▸ **Entries shown**:
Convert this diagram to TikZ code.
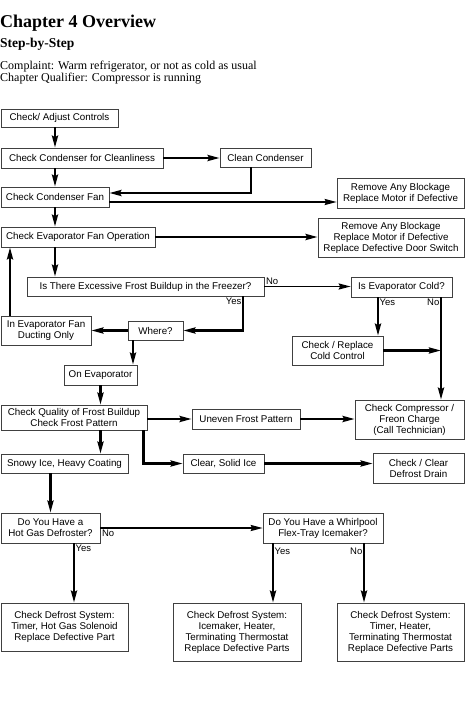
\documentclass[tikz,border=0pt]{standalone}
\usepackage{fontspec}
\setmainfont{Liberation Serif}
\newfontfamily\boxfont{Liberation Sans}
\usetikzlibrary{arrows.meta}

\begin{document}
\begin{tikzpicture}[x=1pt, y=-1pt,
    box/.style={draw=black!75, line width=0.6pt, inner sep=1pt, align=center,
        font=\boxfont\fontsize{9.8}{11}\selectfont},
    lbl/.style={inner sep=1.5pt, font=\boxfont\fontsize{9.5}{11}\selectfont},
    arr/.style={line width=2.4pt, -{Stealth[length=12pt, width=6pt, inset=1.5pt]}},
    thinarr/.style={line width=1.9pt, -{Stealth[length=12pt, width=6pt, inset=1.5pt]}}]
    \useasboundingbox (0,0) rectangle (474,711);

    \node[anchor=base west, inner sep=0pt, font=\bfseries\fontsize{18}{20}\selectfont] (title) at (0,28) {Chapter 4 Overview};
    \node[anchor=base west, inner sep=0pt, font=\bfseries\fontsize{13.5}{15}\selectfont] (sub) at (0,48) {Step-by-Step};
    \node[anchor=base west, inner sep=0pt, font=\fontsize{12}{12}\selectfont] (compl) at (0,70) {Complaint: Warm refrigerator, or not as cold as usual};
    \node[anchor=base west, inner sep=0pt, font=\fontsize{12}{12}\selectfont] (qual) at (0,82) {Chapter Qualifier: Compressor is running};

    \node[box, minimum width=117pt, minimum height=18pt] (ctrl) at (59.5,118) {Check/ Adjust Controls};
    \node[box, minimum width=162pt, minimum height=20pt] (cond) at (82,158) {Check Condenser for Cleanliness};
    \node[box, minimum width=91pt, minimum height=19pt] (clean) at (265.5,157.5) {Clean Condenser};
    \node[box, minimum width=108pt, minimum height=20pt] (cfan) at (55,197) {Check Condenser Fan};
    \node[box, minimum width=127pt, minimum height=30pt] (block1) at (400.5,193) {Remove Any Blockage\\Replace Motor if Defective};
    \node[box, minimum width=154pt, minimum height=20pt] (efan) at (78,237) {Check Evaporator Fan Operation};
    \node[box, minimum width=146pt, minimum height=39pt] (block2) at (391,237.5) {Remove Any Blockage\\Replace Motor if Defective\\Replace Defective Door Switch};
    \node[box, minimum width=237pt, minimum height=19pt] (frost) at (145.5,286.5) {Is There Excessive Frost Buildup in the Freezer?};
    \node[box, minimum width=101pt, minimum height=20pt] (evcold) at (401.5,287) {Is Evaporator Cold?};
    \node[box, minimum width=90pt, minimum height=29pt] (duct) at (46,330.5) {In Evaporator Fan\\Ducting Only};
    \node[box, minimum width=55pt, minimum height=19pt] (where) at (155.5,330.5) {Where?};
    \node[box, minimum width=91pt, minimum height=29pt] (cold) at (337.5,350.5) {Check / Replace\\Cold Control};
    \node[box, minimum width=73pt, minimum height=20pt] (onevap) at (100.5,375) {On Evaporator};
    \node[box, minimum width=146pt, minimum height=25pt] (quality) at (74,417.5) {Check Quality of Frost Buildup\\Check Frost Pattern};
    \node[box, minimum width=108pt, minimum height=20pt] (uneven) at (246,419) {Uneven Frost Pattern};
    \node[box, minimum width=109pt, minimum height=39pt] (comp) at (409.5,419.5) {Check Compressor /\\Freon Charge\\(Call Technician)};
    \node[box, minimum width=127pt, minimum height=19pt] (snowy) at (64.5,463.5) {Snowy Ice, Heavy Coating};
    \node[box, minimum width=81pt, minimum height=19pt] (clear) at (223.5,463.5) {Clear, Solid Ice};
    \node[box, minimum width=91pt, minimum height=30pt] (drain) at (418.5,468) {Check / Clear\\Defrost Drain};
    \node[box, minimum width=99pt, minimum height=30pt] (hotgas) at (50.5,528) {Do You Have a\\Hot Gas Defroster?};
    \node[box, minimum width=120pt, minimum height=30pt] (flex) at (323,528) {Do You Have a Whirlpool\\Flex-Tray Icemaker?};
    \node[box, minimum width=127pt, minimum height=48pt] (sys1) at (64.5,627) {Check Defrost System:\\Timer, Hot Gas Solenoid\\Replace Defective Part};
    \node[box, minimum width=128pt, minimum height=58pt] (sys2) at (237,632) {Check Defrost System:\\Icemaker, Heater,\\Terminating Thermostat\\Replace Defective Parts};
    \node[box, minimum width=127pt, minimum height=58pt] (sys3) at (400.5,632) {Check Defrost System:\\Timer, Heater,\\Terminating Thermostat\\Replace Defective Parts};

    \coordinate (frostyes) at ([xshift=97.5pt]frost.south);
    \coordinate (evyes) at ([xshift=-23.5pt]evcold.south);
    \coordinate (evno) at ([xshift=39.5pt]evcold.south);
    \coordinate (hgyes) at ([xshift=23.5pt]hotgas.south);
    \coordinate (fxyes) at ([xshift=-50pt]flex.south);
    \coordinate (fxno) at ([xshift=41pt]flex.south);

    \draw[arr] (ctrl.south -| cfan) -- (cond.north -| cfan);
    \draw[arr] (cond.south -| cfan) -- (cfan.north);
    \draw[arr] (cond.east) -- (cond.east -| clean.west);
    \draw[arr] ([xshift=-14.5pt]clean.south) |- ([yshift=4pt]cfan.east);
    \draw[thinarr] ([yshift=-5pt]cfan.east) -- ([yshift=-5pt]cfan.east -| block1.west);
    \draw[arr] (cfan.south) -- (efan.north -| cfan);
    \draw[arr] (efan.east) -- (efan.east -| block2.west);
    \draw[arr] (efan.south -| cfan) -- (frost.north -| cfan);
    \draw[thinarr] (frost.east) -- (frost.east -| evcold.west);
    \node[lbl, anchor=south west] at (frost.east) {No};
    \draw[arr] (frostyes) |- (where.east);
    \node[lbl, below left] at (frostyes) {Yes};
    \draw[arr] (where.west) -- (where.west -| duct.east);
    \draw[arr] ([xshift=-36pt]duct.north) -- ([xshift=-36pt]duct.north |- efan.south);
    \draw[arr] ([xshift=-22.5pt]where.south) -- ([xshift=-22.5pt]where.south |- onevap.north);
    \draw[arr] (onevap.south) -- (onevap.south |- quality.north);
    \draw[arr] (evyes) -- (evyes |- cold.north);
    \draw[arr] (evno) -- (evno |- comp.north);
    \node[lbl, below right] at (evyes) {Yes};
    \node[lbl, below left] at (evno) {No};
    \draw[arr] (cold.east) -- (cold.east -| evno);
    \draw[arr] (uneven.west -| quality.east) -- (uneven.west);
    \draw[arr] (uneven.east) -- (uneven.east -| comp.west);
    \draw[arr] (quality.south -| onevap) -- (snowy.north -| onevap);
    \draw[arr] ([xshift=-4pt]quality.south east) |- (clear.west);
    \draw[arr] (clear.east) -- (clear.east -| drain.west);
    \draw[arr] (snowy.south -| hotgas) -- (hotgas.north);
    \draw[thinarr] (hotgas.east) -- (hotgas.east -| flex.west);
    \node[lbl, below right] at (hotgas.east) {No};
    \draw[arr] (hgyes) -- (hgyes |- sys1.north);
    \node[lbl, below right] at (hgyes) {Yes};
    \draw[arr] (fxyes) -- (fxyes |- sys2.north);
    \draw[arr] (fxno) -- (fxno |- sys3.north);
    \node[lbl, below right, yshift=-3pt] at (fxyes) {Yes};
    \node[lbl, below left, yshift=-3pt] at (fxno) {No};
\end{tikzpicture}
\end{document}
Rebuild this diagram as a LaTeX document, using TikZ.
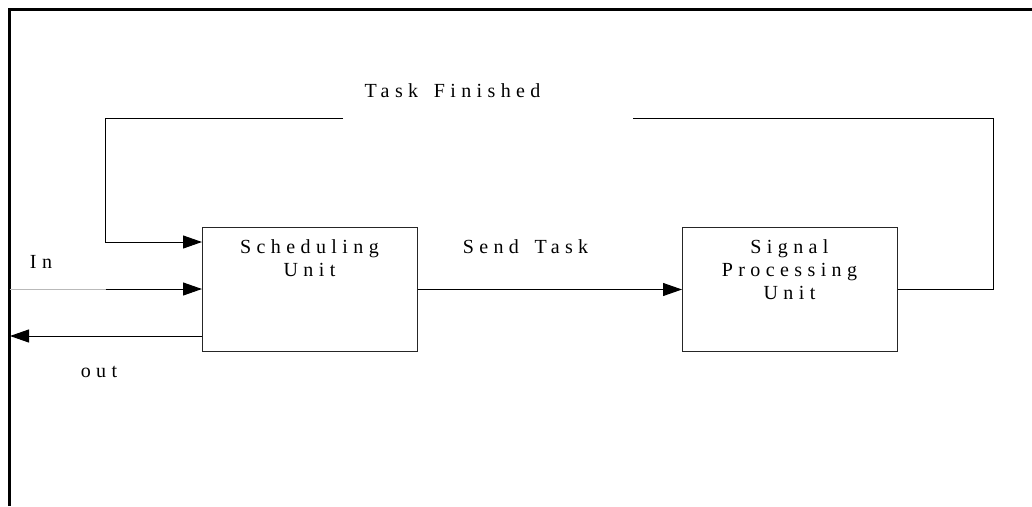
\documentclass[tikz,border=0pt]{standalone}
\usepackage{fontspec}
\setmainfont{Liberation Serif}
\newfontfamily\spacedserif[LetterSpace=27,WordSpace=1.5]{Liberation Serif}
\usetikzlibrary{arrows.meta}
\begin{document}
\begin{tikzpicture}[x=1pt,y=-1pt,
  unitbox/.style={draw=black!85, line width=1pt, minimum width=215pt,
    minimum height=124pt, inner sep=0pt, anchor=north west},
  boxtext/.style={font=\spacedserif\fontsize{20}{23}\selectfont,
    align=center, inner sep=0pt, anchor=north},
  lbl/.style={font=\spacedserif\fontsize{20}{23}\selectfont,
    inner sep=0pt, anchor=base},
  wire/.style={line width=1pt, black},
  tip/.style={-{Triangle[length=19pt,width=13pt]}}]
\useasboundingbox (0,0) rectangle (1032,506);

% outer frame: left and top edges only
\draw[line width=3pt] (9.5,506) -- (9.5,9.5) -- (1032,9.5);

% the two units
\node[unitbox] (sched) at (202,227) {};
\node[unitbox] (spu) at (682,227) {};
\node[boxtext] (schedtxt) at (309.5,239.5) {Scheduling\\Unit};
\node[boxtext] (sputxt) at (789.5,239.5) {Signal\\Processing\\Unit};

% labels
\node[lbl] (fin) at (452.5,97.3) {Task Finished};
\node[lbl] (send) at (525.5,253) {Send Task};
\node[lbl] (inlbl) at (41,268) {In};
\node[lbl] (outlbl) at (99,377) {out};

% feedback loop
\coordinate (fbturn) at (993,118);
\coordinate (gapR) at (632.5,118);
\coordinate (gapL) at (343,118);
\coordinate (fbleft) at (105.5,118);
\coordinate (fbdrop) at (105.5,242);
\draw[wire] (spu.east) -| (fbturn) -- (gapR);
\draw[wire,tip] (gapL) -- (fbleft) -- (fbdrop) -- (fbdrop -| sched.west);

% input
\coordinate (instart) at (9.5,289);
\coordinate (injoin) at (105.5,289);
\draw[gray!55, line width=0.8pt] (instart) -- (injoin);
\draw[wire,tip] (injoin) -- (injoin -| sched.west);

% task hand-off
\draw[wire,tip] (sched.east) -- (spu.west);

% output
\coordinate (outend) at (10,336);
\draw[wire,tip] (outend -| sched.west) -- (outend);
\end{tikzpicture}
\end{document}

▸ **What to work on**:
What is the number of lines in these records that contain "diagram"? Reply with the number only.

▸ **Solution**:
2